Now, the phonemes /r, l, w, j/ and the vowel sounds are voiced. This means that they have pitch and that our vocal cords vibrate when we make them. However, after [p, t, k] at the beginning of a stressed syllable something strange happens. There is a delay before our vocal cords start vibrating. So, for example, in the word pool /pu:l/, there is a gap between our lips opening for the [p] and our vocal cords vibrating for the following [u]. This gap is called the Voice Onset Time. The Voice Onset Time in English is quite long in this situation. After we release our lips for the [p] in pool air starts rushing out of our mouths as it is pushed up from the lungs. During the gap between the [p] and our vocal folds starting to vibrate, we can hear this air rushing out of our mouths. It sounds like an [h]. In a word like pool where the sound after the plosive is a vowel sound, we call this [h]-like quality at the beginning of the vowel aspiration. Really what we are hearing is a devoiced vowel. Our mouths are already making the vowel shape but the vocal cords have not started vibrating yet.
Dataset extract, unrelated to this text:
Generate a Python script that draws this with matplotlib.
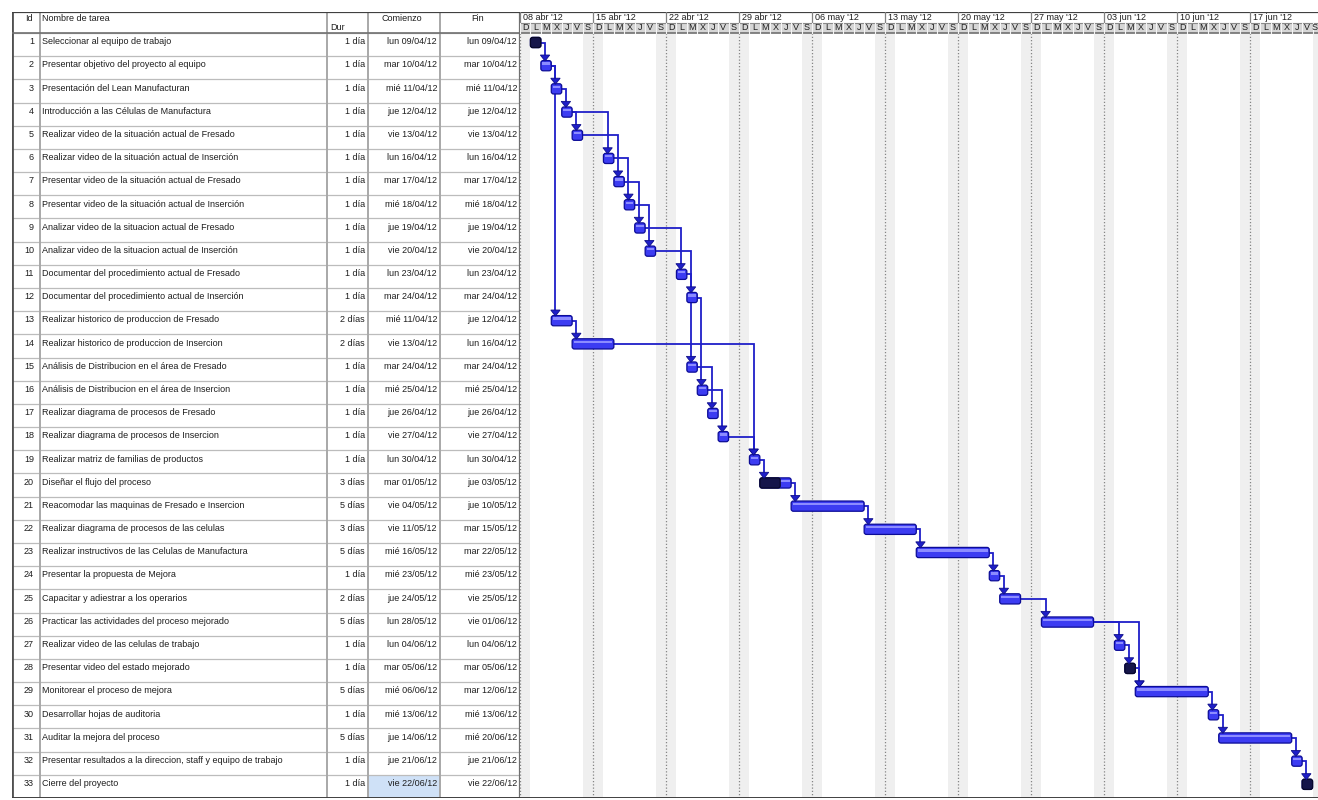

Exactly the same thing happens when the sound after the [p, t] or [k] is one of the approximant sounds [r, l, w, j]. There is a gap after the release of the [p, t] or [k] before the vocal folds start vibrating. So in the word clean /kli:n/, for example, there is a gap after the [k] sound before the vocal folds start vibrating for the voiced [l]. During this gap our mouths are already making the necessary [l] shape but there is no vocal fold vibration. We will hear the air rushing out of the mouth from the lungs. It will have an [h]-like quality, but it will have an [l]-like quality too. In this situation we say that the [l] has become devoiced. However, we do not call the hissing noise that we hear aspiration when it occurs during a consonant sound like [r, l, w, j].
The Original Poster's question
When [p, t] or [k] occur at the beginning of a stressed syllable, they cause a delay in the voicing of the following sound. This delay is known as the voice onset time. During the delay we will hear a devoiced version of the following vowel or consonant. There will be a hissing noise as the air escapes from the lungs before the vocal cords start to vibrate. This happens regardless of whether the following sound is a vowel or a consonant such as [r, l, w, j]. When the following sound is a vowel we call this hissing noise aspiration but when the following sound is a consonant such as [r, l, w] or [j], we just say that the consonant has become devoiced.
You can hear a nice example of this type of devoicing on this page by Goeff Lindsey.
I have used the [r] symbol to represent the sound we make when we say an English /r/. This is to make the post easily readable. However, the standard English /r/ sound is technically not [r], but [ɹ].